Hansen makes a compelling NBA arena case, KPLU's Art Thiel says

Mar 8, 2012

For 45 minutes at City Hall Wednesday night, would-be arena mogul Chris Hansen calmly answered questions from politicians, bureaucrats and agency heads who reflected Seattle’s pain from repeatedly getting kicked in the bicuspids by pro sports owners, starting with the loss of the Seattle Pilots in 1970.

In the sometimes lame give-and-take, he made a point lightly understood but significant for grasping why his idea is different than those of his sporting predecessors more practiced in the art of shoe-leather dentistry.

“Our equity in this project is larger than the city (and county combined),” he said. “Are we going to risk a $600 million investment over a $2 million annual shortfall?”

Unlike the Kingdome, unlike KeyArena, unlike Safeco Field, unlike Century Link Field, this project proposes to put the privates’ privates at greater risk than the public’s privates.

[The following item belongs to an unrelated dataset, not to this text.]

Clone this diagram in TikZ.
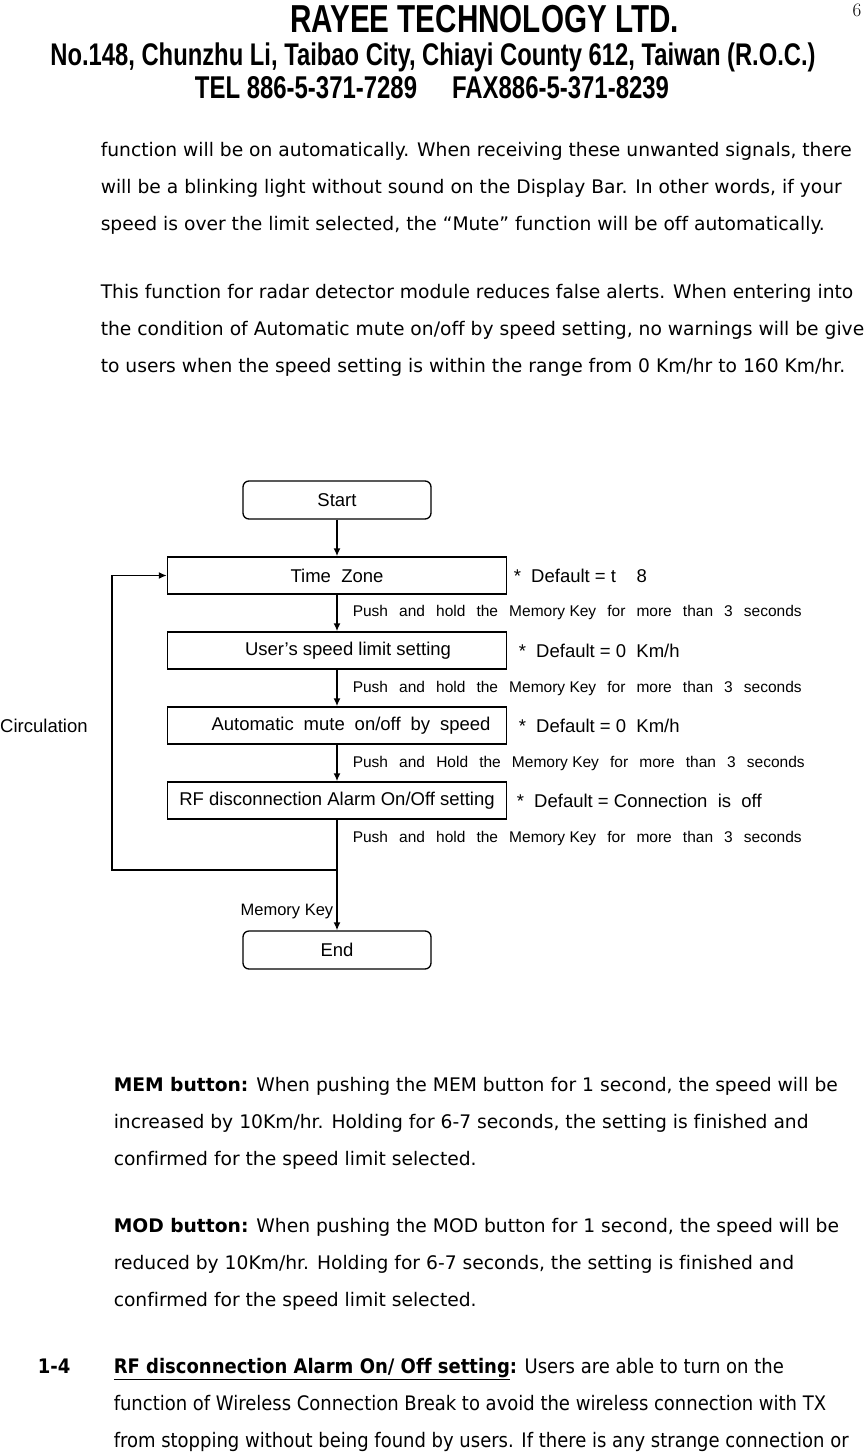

That’s a new one for Seattle.

A game changer

Not saying there isn’t some public risk. Not saying that some people, businesses and industries aren’t going to feel pain. Not saying it’s going to work.

But putting $290 million in private money up front is something no other enterprise has done in the modern sports history of this town.

It changes the whole dynamic. It takes government off the motorcycle and puts it in the sidecar, where it belongs.

Each of the four Seattle sports buildings mentioned all were driven by public grants of tax money that put government in a position to do what it is not trained to do – manage an entertainment facility.

It isn’t necessarily a fatal flaw, but in the cases of the Kingdome and the Key, it was. Both were built by a conservative public entity, forced by public accountability to choose the least expensive option when it came to creation, maintenance and upgrading of the enterprises.

Analyzing past deals

The Kingdome lasted 24 years, partly because no King County Executive wanted to write the big check for the preventive fix to the roof that ultimately failed, dooming the building.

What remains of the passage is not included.